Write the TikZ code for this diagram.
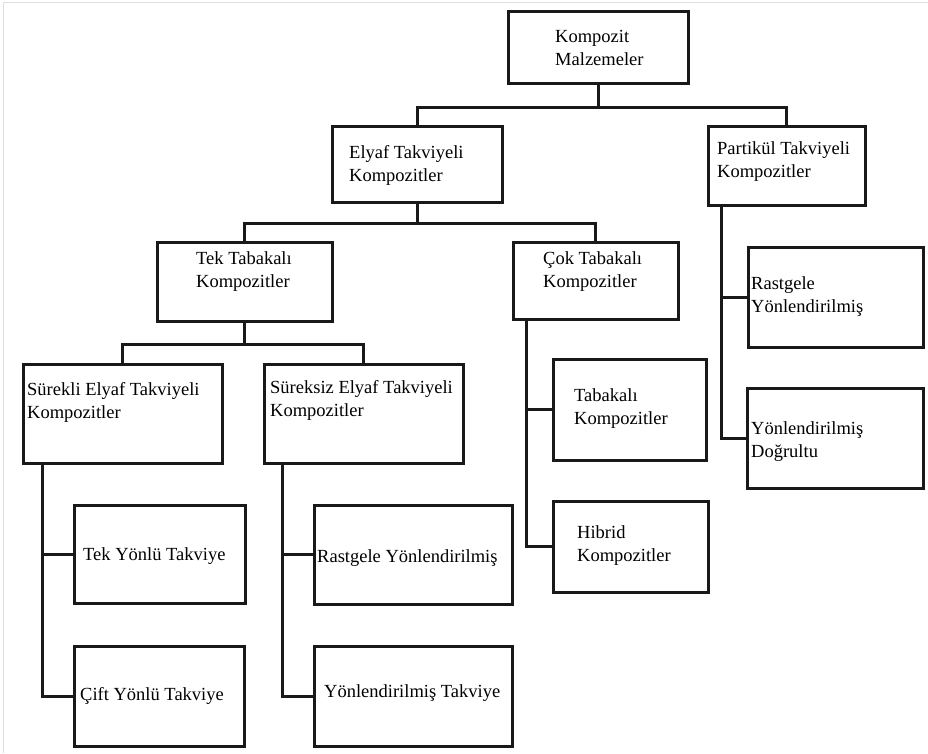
\documentclass[tikz,border=0pt]{standalone}
\usepackage{fontspec}
\setmainfont{Liberation Serif}
\usetikzlibrary{fit}
\begin{document}
\begin{tikzpicture}[x=1pt,y=-1pt,
  box/.style={draw=black!90, line width=3pt, inner sep=0pt},
  lbl/.style={anchor=base west, inner sep=0pt, align=left, text=black, font=\fontsize{18.5}{23.5}\selectfont},
  wire/.style={draw=black!90, line width=3pt}]
\useasboundingbox (0,0) rectangle (928,753);
\draw[gray!25, line width=1.5pt] (3.5,753) -- (3.5,2.5) -- (928,2.5);

% boxes
\node[box, fit={(508,11)(688,83)}] (komp) {};
\node[box, fit={(332,126)(502,202)}] (elyaf) {};
\node[box, fit={(708,126)(865,205)}] (part) {};
\node[box, fit={(157,242)(332,321)}] (tekt) {};
\node[box, fit={(513,242)(678,319)}] (cokt) {};
\node[box, fit={(748,247)(923,347)}] (prast) {};
\node[box, fit={(23,364)(222,463)}] (surek) {};
\node[box, fit={(264,364)(463,463)}] (sureks) {};
\node[box, fit={(553,359)(706,460)}] (tabak) {};
\node[box, fit={(747,388)(923,488)}] (ydog) {};
\node[box, fit={(74,505)(245,603)}] (tekyon) {};
\node[box, fit={(314,505)(512,604)}] (rastyon) {};
\node[box, fit={(553,501)(708,592)}] (hibrid) {};
\node[box, fit={(74,646)(244,746)}] (cift) {};
\node[box, fit={(314,646)(512,746)}] (ytak) {};

% texts (two-line nodes are anchored at the baseline of their last line)
\node[lbl] (komp-t) at (555,65.5) {Kompozit\\Malzemeler};
\node[lbl] (elyaf-t) at (349,181.5) {Elyaf Takviyeli\\Kompozitler};
\node[lbl] (part-t) at (717,177.5) {Partikül Takviyeli\\Kompozitler};
\node[lbl] (tekt-t) at (196,287.5) {Tek Tabakalı\\Kompozitler};
\node[lbl] (cokt-t) at (543,287.5) {Çok Tabakalı\\Kompozitler};
\node[lbl] (prast-t) at (751,312.5) {Rastgele\\Yönlendirilmiş};
\node[lbl] (surek-t) at (27,418.5) {Sürekli Elyaf Takviyeli\\Kompozitler};
\node[lbl] (sureks-t) at (270,416.5) {Süreksiz Elyaf Takviyeli\\Kompozitler};
\node[lbl] (tabak-t) at (574,424.5) {Tabakalı\\Kompozitler};
\node[lbl] (ydog-t) at (751,457.5) {Yönlendirilmiş\\Doğrultu};
\node[lbl] (tekyon-t) at (83,560) {Tek Yönlü Takviye};
\node[lbl] (rastyon-t) at (317,562) {Rastgele Yönlendirilmiş};
\node[lbl] (hibrid-t) at (577,561.5) {Hibrid\\Kompozitler};
\node[lbl] (cift-t) at (80,700) {Çift Yönlü Takviye};
\node[lbl] (ytak-t) at (324,697) {Yönlendirilmiş Takviye};

% tree connectors
\draw[wire] (komp.south) -- ++(0,23) coordinate (j1);
\draw[wire] (elyaf.north) |- (j1) -| (part.north);
\draw[wire] (elyaf.south) -- ++(0,20) coordinate (j2);
\draw[wire] (tekt.north) |- (j2) -| (cokt.north);
\draw[wire] (tekt.south) -- ++(0,22) coordinate (j3);
\draw[wire] (surek.north) |- (j3) -| (sureks.north);

% side stems
\draw[wire] (surek.south west) ++(21,0) |- (tekyon.west);
\draw[wire] (surek.south west) ++(21,0) |- (cift.west);
\draw[wire] (sureks.south west) ++(20,0) |- (rastyon.west);
\draw[wire] (sureks.south west) ++(20,0) |- (ytak.west);
\draw[wire] (cokt.south west) ++(15,0) |- (tabak.west);
\draw[wire] (cokt.south west) ++(15,0) |- (hibrid.west);
\draw[wire] (part.south west) ++(15,0) |- (prast.west);
\draw[wire] (part.south west) ++(15,0) |- (ydog.west);
\end{tikzpicture}
\end{document}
.....
PROBLEM DESCRIPTION → Give back the whole listing as it stands, minus its pictures.

COMPLETE RESPONSE →
Write the TikZ code for this diagram.
\documentclass[tikz,border=0pt]{standalone}
\usepackage{fontspec}
\setmainfont{Liberation Serif}
\usetikzlibrary{fit}
\begin{document}
\begin{tikzpicture}[x=1pt,y=-1pt,
  box/.style={draw=black!90, line width=3pt, inner sep=0pt},
  lbl/.style={anchor=base west, inner sep=0pt, align=left, text=black, font=\fontsize{18.5}{23.5}\selectfont},
  wire/.style={draw=black!90, line width=3pt}]
\useasboundingbox (0,0) rectangle (928,753);
\draw[gray!25, line width=1.5pt] (3.5,753) -- (3.5,2.5) -- (928,2.5);

% boxes
\node[box, fit={(508,11)(688,83)}] (komp) {};
\node[box, fit={(332,126)(502,202)}] (elyaf) {};
\node[box, fit={(708,126)(865,205)}] (part) {};
\node[box, fit={(157,242)(332,321)}] (tekt) {};
\node[box, fit={(513,242)(678,319)}] (cokt) {};
\node[box, fit={(748,247)(923,347)}] (prast) {};
\node[box, fit={(23,364)(222,463)}] (surek) {};
\node[box, fit={(264,364)(463,463)}] (sureks) {};
\node[box, fit={(553,359)(706,460)}] (tabak) {};
\node[box, fit={(747,388)(923,488)}] (ydog) {};
\node[box, fit={(74,505)(245,603)}] (tekyon) {};
\node[box, fit={(314,505)(512,604)}] (rastyon) {};
\node[box, fit={(553,501)(708,592)}] (hibrid) {};
\node[box, fit={(74,646)(244,746)}] (cift) {};
\node[box, fit={(314,646)(512,746)}] (ytak) {};

% texts (two-line nodes are anchored at the baseline of their last line)
\node[lbl] (komp-t) at (555,65.5) {Kompozit\\Malzemeler};
\node[lbl] (elyaf-t) at (349,181.5) {Elyaf Takviyeli\\Kompozitler};
\node[lbl] (part-t) at (717,177.5) {Partikül Takviyeli\\Kompozitler};
\node[lbl] (tekt-t) at (196,287.5) {Tek Tabakalı\\Kompozitler};
\node[lbl] (cokt-t) at (543,287.5) {Çok Tabakalı\\Kompozitler};
\node[lbl] (prast-t) at (751,312.5) {Rastgele\\Yönlendirilmiş};
\node[lbl] (surek-t) at (27,418.5) {Sürekli Elyaf Takviyeli\\Kompozitler};
\node[lbl] (sureks-t) at (270,416.5) {Süreksiz Elyaf Takviyeli\\Kompozitler};
\node[lbl] (tabak-t) at (574,424.5) {Tabakalı\\Kompozitler};
\node[lbl] (ydog-t) at (751,457.5) {Yönlendirilmiş\\Doğrultu};
\node[lbl] (tekyon-t) at (83,560) {Tek Yönlü Takviye};
\node[lbl] (rastyon-t) at (317,562) {Rastgele Yönlendirilmiş};
\node[lbl] (hibrid-t) at (577,561.5) {Hibrid\\Kompozitler};
\node[lbl] (cift-t) at (80,700) {Çift Yönlü Takviye};
\node[lbl] (ytak-t) at (324,697) {Yönlendirilmiş Takviye};

% tree connectors
\draw[wire] (komp.south) -- ++(0,23) coordinate (j1);
\draw[wire] (elyaf.north) |- (j1) -| (part.north);
\draw[wire] (elyaf.south) -- ++(0,20) coordinate (j2);
\draw[wire] (tekt.north) |- (j2) -| (cokt.north);
\draw[wire] (tekt.south) -- ++(0,22) coordinate (j3);
\draw[wire] (surek.north) |- (j3) -| (sureks.north);

% side stems
\draw[wire] (surek.south west) ++(21,0) |- (tekyon.west);
\draw[wire] (surek.south west) ++(21,0) |- (cift.west);
\draw[wire] (sureks.south west) ++(20,0) |- (rastyon.west);
\draw[wire] (sureks.south west) ++(20,0) |- (ytak.west);
\draw[wire] (cokt.south west) ++(15,0) |- (tabak.west);
\draw[wire] (cokt.south west) ++(15,0) |- (hibrid.west);
\draw[wire] (part.south west) ++(15,0) |- (prast.west);
\draw[wire] (part.south west) ++(15,0) |- (ydog.west);
\end{tikzpicture}
\end{document}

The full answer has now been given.